Kalangan Istana Presiden melihat ada pra kondisi untuk mendiskreditkan pemerintah terkait informasi hoax kedatangan 10 juta buruh atau penduduk dari Republik Rakyat China, yang "panas" beberapa waktu lalu.
Hal ini disampaikan Deputi IV Kantor Staf Presiden bidang Komunikasi Politik dan Diseminasi Informasi, Eko Sulistyo, dalam diskusi "Memerangi Hoax, Memperkuat Media Siber Nasional" di arena World Press Freedom Day 2017 di Jakarta Convention Center, Jakarta, Senin (1/5).
Eko mengatakan, pihaknya mencium pra kondisi untuk membuat pemerintahan Joko Widodo identik dengan China. Kalau sudah pro China, maka akan dekat dengan ideologi komunis mengingat negara itu dikelola Partai Komunis. Lalu, ujungnya, akan tercipta persepsi bahwa pemerintahan Jokowi anti Islam.

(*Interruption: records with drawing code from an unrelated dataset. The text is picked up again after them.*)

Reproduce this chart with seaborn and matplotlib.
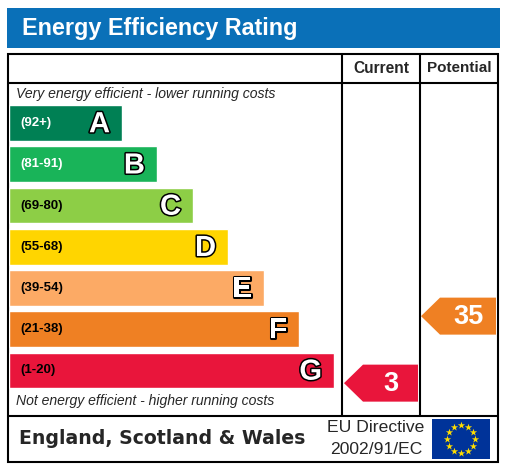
import numpy as np
import pandas as pd
import matplotlib
matplotlib.use("Agg")
import matplotlib.pyplot as plt
import matplotlib.patheffects as pe
from matplotlib.patches import Rectangle, Polygon
import seaborn as sns

# band data
bands = ['A', 'B', 'C', 'D', 'E', 'F', 'G']
band_ranges = ['(92+)', '(81-91)', '(69-80)', '(55-68)', '(39-54)', '(21-38)', '(1-20)']
band_low = [92, 81, 69, 55, 39, 21, 1]
band_high = [100, 91, 80, 68, 54, 38, 20]
bar_lengths = [113, 148, 184, 219, 255, 290, 325]
band_colors = ['#008054', '#19b459', '#8dce46', '#ffd500', '#fcaa65', '#ef8023', '#e9153b']
range_text_colors = ['white', 'white', 'black', 'black', 'black', 'black', 'black']

current_rating = 3
potential_rating = 35

df = pd.DataFrame({'band': bands, 'length': bar_lengths})

sns.set_style("white")
plt.rcParams['font.family'] = ['Liberation Sans', 'DejaVu Sans']

W, H = 509, 467
fig = plt.figure(figsize=(W / 100, H / 100), dpi=100)
ax = fig.add_axes([0, 0, 1, 1])
ax.set_xlim(0, W)
ax.set_ylim(H, 0)
ax.axis('off')

# bars axes: categories -0.5..6.5 span pixel rows 102.4..391.1, x starts at pixel 9
bar_top, bar_bot, bar_left = 102.4, 391.1, 9
axb = fig.add_axes([bar_left / W, (H - bar_bot) / H, (W - bar_left) / W, (bar_bot - bar_top) / H])
sns.barplot(data=df, x='length', y='band', hue='band', palette=band_colors,
            width=0.87, saturation=1, legend=False, ax=axb)
axb.set_xlim(0, W - bar_left)
axb.set_ylim(6.5, -0.5)
axb.axis('off')

step = (bar_bot - bar_top) / 7


def cat_to_px(c):
    return bar_top + (c + 0.5) * step


for i, b in enumerate(bands):
    axb.text(11, i, band_ranges[i], color=range_text_colors[i], fontsize=9.5,
             fontweight='bold', va='center', ha='left')
    t = axb.text(bar_lengths[i] - 12, i + 0.03, b, color='white', fontsize=21,
                 fontweight='bold', va='center', ha='right')
    t.set_path_effects([pe.withStroke(linewidth=2.2, foreground='black')])

# header
ax.add_patch(Rectangle((7, 8), 493, 40, color='#0a70b8', lw=0))
ax.text(22, 29, 'Energy Efficiency Rating', color='white', fontsize=16.8,
        fontweight='bold', va='center', ha='left')

# table lines
lw = 1.5
ax.add_patch(Rectangle((8, 53.5), 490.5, 408.5, fill=False, ec='black', lw=lw))
ax.plot([8, 498.5], [82.5, 82.5], color='black', lw=lw)
ax.plot([8, 498.5], [415.5, 415.5], color='black', lw=lw)
ax.plot([342.5, 342.5], [53.5, 415.5], color='black', lw=lw)
ax.plot([420.5, 420.5], [53.5, 415.5], color='black', lw=lw)

ax.text(381.5, 68.5, 'Current', fontsize=11.2, fontweight='bold', ha='center', va='center')
ax.text(459.5, 68.5, 'Potential', fontsize=11, fontweight='bold', ha='center', va='center')

ax.text(16, 94, 'Very energy efficient - lower running costs', fontsize=10.1,
        style='italic', ha='left', va='center')
ax.text(16, 401, 'Not energy efficient - higher running costs', fontsize=10.1,
        style='italic', ha='left', va='center')


# rating arrows
def band_index(r):
    for i in range(len(bands)):
        if band_low[i] <= r <= band_high[i]:
            return i
    return len(bands) - 1


def arrow(rating, x_tip, x_right):
    i = band_index(rating)
    frac = (rating - band_low[i]) / (band_high[i] - band_low[i])
    yc = cat_to_px(i + 0.435 - frac * 0.87) - 1.5
    h2 = 18.5
    pts = [(x_tip, yc), (x_tip + 19, yc - h2), (x_right, yc - h2),
           (x_right, yc + h2), (x_tip + 19, yc + h2)]
    ax.add_patch(Polygon(pts, closed=True, color=band_colors[i], lw=0))
    ax.text((x_tip + 19 + x_right) / 2, yc + 1, str(rating), color='white', fontsize=19.5,
            fontweight='bold', ha='center', va='center')


arrow(current_rating, 344, 418)
arrow(potential_rating, 421, 496)

# footer
ax.text(19, 438, 'England, Scotland & Wales', fontsize=13.6, fontweight='bold',
        family='DejaVu Sans', ha='left', va='center')
ax.text(376, 428, 'EU Directive', fontsize=12.6, ha='center', va='center')
ax.text(376, 449.5, '2002/91/EC', fontsize=12.6, ha='center', va='center')

ax.add_patch(Rectangle((432, 419), 58, 40, color='#003399', lw=0))
ang = np.arange(12) * np.pi / 6
ax.scatter(461 + 14 * np.cos(ang), 439 + 14 * np.sin(ang), marker='*', s=30,
           color='#ffdd00', linewidths=0, zorder=5)

fig.savefig('out.png', dpi=100)
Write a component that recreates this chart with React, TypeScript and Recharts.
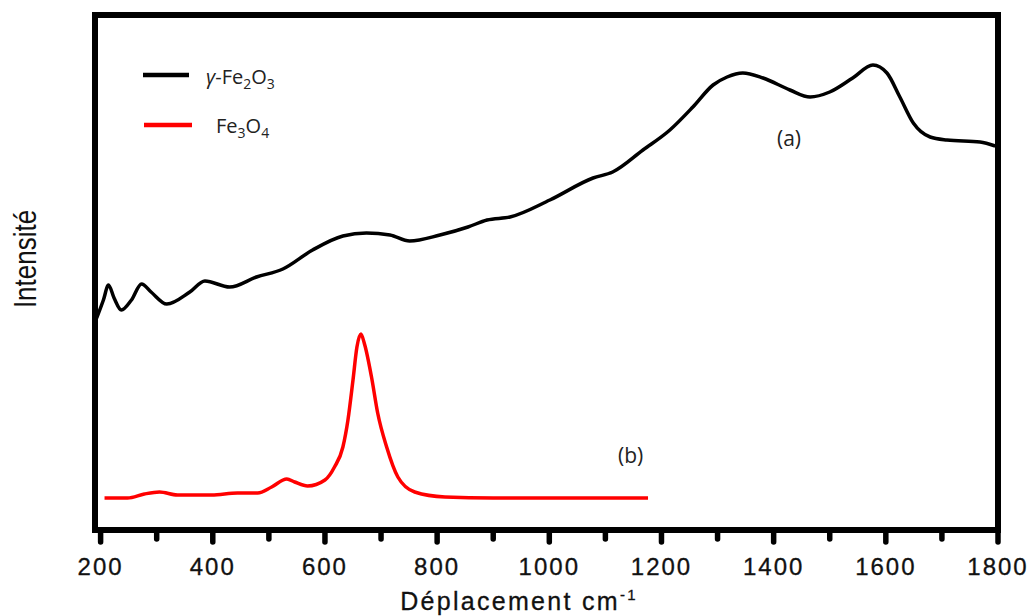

"Isu itu (kedatangan buruh China) bagian dari pra kondisi mengontruksikan pemerintah pro China. China dikelola partai komunis, dan kalau komunis pasti anti islam. Ini pra kondisi pada tiga isu itu. Ini yang kami lihat ke depan, dan akan diikuti hoax-hoax yang lain," ungkap Eko.
Menurut Eko, hoax semacam itu sangat mudah diterima oleh masyarakat. Karena itu, pemerintah memiliki komitmen memerangi hoax. Bahkan, Presiden Jokowi sendiri kerap mengajak para pemuda Indonesia, di dalam maupun di luar negeri, untuk menggunakan platform media sosial secara positif.
Eko katakan, pemerintah sudah melakukan banyak hal untuk memerangi hoax. Pemerintah menganggap, pendekatan hukum atau pemblokiran situs internet penyebar hoax saja tidak cukup efektif.
"Ada pendekatan lain yang sifatnya bisa lebih holistik, misalnya pendekatan literasi," terangnya.
Dia juga berpesan kepada jajaran media massa nasional agar tidak menjadikan rating sebagai berhala. Dia mengingatkan bahwa misi sosial dari media massa sangat penting untuk memberi informasi dan mencerdaskan masyarakat.
"Kalau terjebak adagium bad news is good news, maka media bisa jadi bagian penyebar hoax, tidak menjadi alarm, tidak mencerminkan media literasi," imbaunya.